“You have no IDEA the IMMENSITY of how much I DO NOT CARE about school right now.”
Some girls in our home are not able to verbalize their emotions. Gina does not have this problem. While she doesn’t always understand her emotions, when she has a moment of clarity (or just wants to be left alone), Gina knows how to tell you what she’s thinking.
These are the waters I get to tread every day as a teacher at the Wellspring Living Girls Program. There are days when everyone works the entire day without an emotional outburst, acting out defiantly, fighting, or sleeping, but those days are rare. Gina and the others are typical teenagers in many respects, an age that comes with it’s own set of hormones and boundary pushing that challenges even the best parents. But on top of that they’ve been through multiple traumas beyond even the wounds their sexual exploitation has caused.
Some were raped as small children.
Some were abused by various family members.
Some were exposed to drugs at an early age.
Some became addicts themselves.
Some have grown up in extreme poverty.
Some have watched friends die on the street.
Some have been used in pagan rituals.
And some had parents die or just abandon them.
Again, these traumas are in addition to the repeated rape, kidnapping, physical abuse, emotional and mental intimidation, etc., that are a part of many of their stories of being sex trafficked… sometimes for YEARS.
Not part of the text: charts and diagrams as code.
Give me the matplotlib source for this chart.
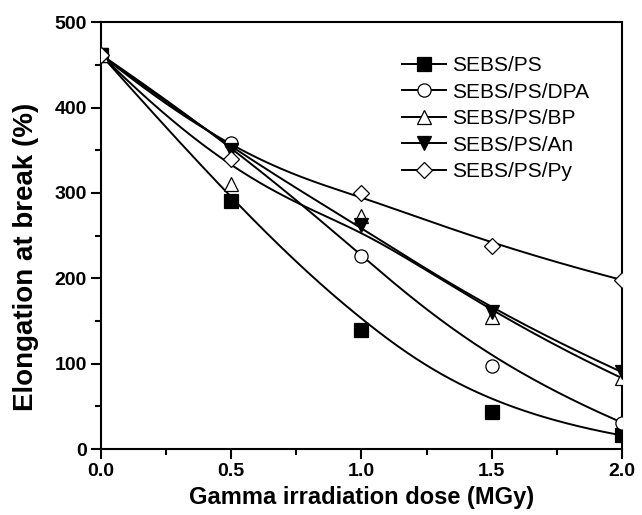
import numpy as np
import matplotlib.pyplot as plt

plt.rcParams['font.family'] = ['Liberation Sans', 'DejaVu Sans']

# Datos
dosis = [0.0, 0.5, 1.0, 1.5, 2.0]
sebs_ps = [462, 290, 139, 44, 16]
sebs_ps_dpa = [462, 358, 226, 97, 31]
sebs_ps_bp = [462, 310, 273, 155, 83]
sebs_ps_an = [462, 350, 262, 160, 90]
sebs_ps_py = [462, 340, 300, 238, 198]

series = [
    ("SEBS/PS", sebs_ps, 's', 'black'),
    ("SEBS/PS/DPA", sebs_ps_dpa, 'o', 'white'),
    ("SEBS/PS/BP", sebs_ps_bp, '^', 'white'),
    ("SEBS/PS/An", sebs_ps_an, 'v', 'black'),
    ("SEBS/PS/Py", sebs_ps_py, 'D', 'white'),
]


def base_bspline(i, k, t, knots):
    # Cox-de Boor
    if k == 0:
        return np.where((knots[i] <= t) & (t < knots[i + 1]), 1.0, 0.0)
    a = 0.0
    if knots[i + k] != knots[i]:
        a = (t - knots[i]) / (knots[i + k] - knots[i]) * base_bspline(i, k - 1, t, knots)
    b = 0.0
    if knots[i + k + 1] != knots[i + 1]:
        b = (knots[i + k + 1] - t) / (knots[i + k + 1] - knots[i + 1]) * base_bspline(i + 1, k - 1, t, knots)
    return a + b


def curva_bspline(px, py, n=300):
    # B-spline cubica con los puntos como puntos de control (como Origin)
    px = np.asarray(px, float)
    py = np.asarray(py, float)
    m = len(px)
    k = 3
    interior = list(np.linspace(0, 1, m - k + 1)[1:-1])
    knots = [0.0] * (k + 1) + interior + [1.0] * (k + 1)
    t = np.linspace(0, 1 - 1e-9, n)
    B = np.array([base_bspline(i, k, t, knots) for i in range(m)])
    return B.T @ px, B.T @ py


fig = plt.figure(figsize=(6.42, 5.15), dpi=100)
ax = fig.add_axes([0.157, 0.128, 0.812, 0.829])

for nombre, y, m, fc in series:
    cx, cy = curva_bspline(dosis, y)
    ax.plot(cx, cy, color='black', lw=1.4)
    ms = 8.5 if m == 'D' else 9.5
    ax.plot(dosis, y, linestyle='none', marker=m, ms=ms, mfc=fc, mec='black', mew=0.9, zorder=3)
    # entrada de leyenda
    ax.plot([], [], color='black', lw=1.4, marker=m, ms=ms, mfc=fc, mec='black', mew=0.9, label=nombre)

ax.set_xlim(0, 2.0)
ax.set_ylim(0, 500)
ax.set_xticks([0.0, 0.5, 1.0, 1.5, 2.0])
ax.set_xticks([0.25, 0.75, 1.25, 1.75], minor=True)
ax.set_yticks([0, 100, 200, 300, 400, 500])
ax.set_yticks([50, 150, 250, 350, 450], minor=True)
ax.tick_params(which='both', direction='out', width=1.5)
ax.tick_params(which='major', length=7, labelsize=14, pad=3)
ax.tick_params(which='minor', length=4.5)
for lab in ax.get_xticklabels() + ax.get_yticklabels():
    lab.set_fontweight('bold')
for s in ax.spines.values():
    s.set_linewidth(1.5)

ax.set_xlabel("Gamma irradiation dose (MGy)", fontsize=17, fontweight='bold', labelpad=4)
ax.set_ylabel("Elongation at break (%)", fontsize=20, fontweight='bold', labelpad=11, y=0.45)

ax.legend(loc='upper right', bbox_to_anchor=(0.973, 0.964), frameon=False, fontsize=15,
          handlelength=2.1, handletextpad=0.3, labelspacing=0.36)

fig.savefig("out.png", dpi=100)
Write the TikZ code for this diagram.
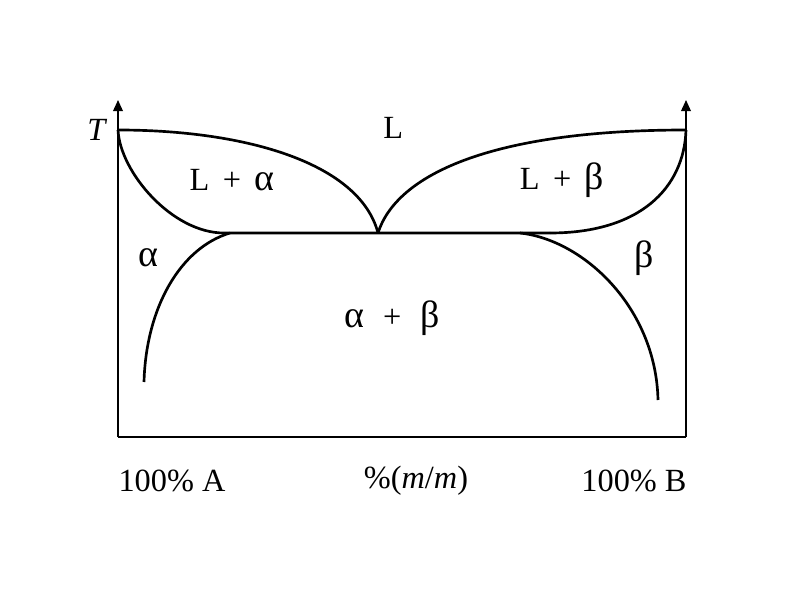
\documentclass[tikz,border=0pt]{standalone}
\usepackage{fontspec}
\setmainfont{Liberation Serif}
\usepackage{tikz}
\usetikzlibrary{arrows.meta}

\newcommand{\gr}[1]{{\fontsize{27}{27}\selectfont #1}}

\begin{document}
\begin{tikzpicture}[every node/.style={font=\fontsize{23}{27}\selectfont},
    phase/.style={line width=1.9pt}]
            \useasboundingbox (0,0) rectangle (20,15);

            % corners and points
            \coordinate (origin) at (2.95,4.075);
            \coordinate (bottomB) at (17.15,4.075);
            \coordinate (topA) at (2.95,12.5);
            \coordinate (topB) at (17.15,12.5);
            \coordinate (meltA) at (2.95,11.75);
            \coordinate (meltB) at (17.15,11.75);
            \coordinate (eut) at (9.45,9.175);
            \coordinate (solA) at (5.6,9.175);
            \coordinate (solB) at (13.75,9.175);
            \coordinate (solvA) at (5.75,9.175);
            \coordinate (solvB) at (13.0,9.175);
            \coordinate (endA) at (3.6,5.45);
            \coordinate (endB) at (16.45,5.0);

            % axis
            \draw[line width=1.1pt,-{Triangle[length=8pt,width=7pt]}] (origin) -- (topA);
            \draw[line width=1.1pt,-{Triangle[length=8pt,width=7pt]}] (bottomB) -- (topB);
            \draw[line width=1.1pt] (origin) -- (bottomB);

            % liquidus
            \draw[phase] (meltA) .. controls (6.2,11.75) and (9.0,10.9) .. (eut);
            \draw[phase] (eut) .. controls (9.9,10.6) and (12.2,11.75) .. (meltB);

            % solidus and eutectic line
            \draw[phase] (meltA) .. controls (3.0,10.7) and (4.3,9.175) .. (solA) -- (solB);
            \draw[phase] (meltB) .. controls (17.1,10.3) and (16.0,9.175) .. (solB);

            % solvus
            \draw[phase] (solvA) .. controls (4.5,8.8) and (3.65,7.3) .. (endA);
            \draw[phase] (solvB) .. controls (14.6,9.0) and (16.4,7.3) .. (endB);

            % labels
            \node (T) at (2.43,11.75) {\textit{T}};
            \node (L) at (9.83,11.8) {L};
            \node (La) at (5.8,10.5) {L \,+\, \gr{α}};
            \node (Lb) at (14.05,10.5) {L \,+\, \gr{β}};
            \node (a) at (3.7,8.55) {\gr{α}};
            \node (b) at (16.1,8.55) {\gr{β}};
            \node (ab) at (9.8,7.05) {\gr{α} \,\,+\,\, \gr{β}};
            \node (A) at (4.3,2.97) {100\% A};
            \node (mm) at (10.4,2.97) {\%(\textit{m}/\textit{m})};
            \node (B) at (15.85,2.97) {100\% B};
        \end{tikzpicture}
\end{document}
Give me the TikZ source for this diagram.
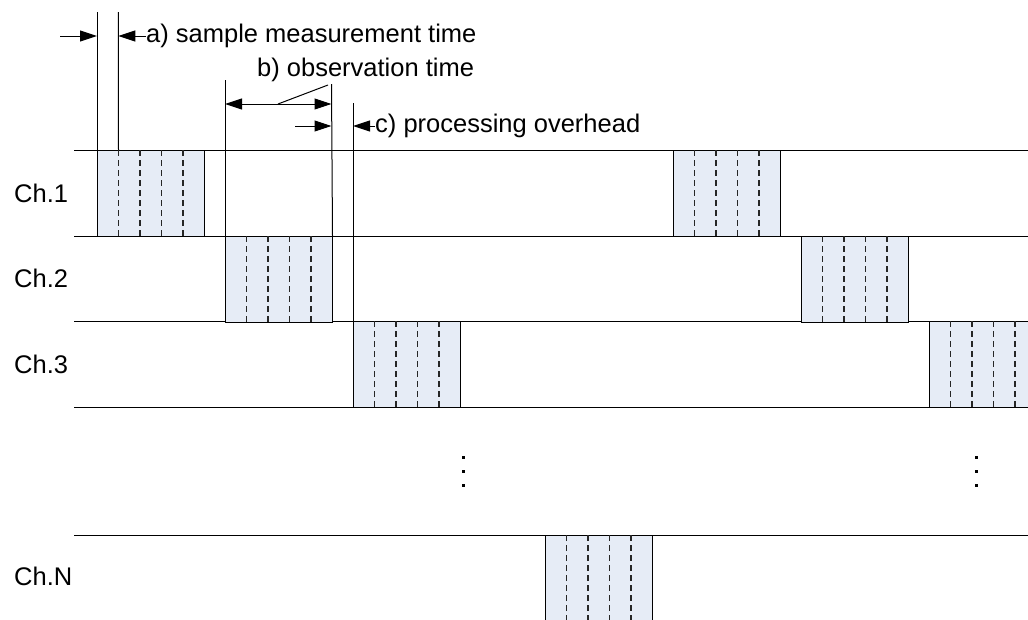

No wonder Gina can’t sit and focus on Algebra 2 and World Literature for four hours a day. No wonder she tells me I remind her of someone she cares about one minute, then tells me to leave her the heck alone the next. She has wounds that run deeper than I can fathom and has covered them with a hard emotional shell out of necessity to survive. When life feels good, she can handle the stress of school, but as she works through therapy and begins to imagine life out of the home, she gets scared, frustrated, or angry, and can’t always handle school.
At my best I feel like I ‘get’ these girls and connect in meaningful ways, distracting them from their pain long enough to focus on a different future. That’s why I do what I do. God did not intend for these things to happen to them and God promises that in His time He works all things for the good of those who love Him. I know these things; yet, I’m not always at my best. Sometimes I get frustrated, tired, and wounded. I carry my own brokenness, anxieties, and worries into their world. When I fall out of balance, I forget the work of God and just want Gina to stop being dramatic and do her stinkin’ Chemistry.
However, even when I get it wrong, I look back and see God still working out His purposes in both of our lives. God is helping me to trust Him with my own life as well as with the girls’ lives. As much as I strive for them to graduate high school and be successful, I mostly just want God to heal them. We see this process of healing beginning to take place in each of them in unique ways. I see it in Gina. She trusts God more than I do sometimes and her life preaches a message I can’t to the other girls. So I let go and trust God to break through the walls and work as only He can.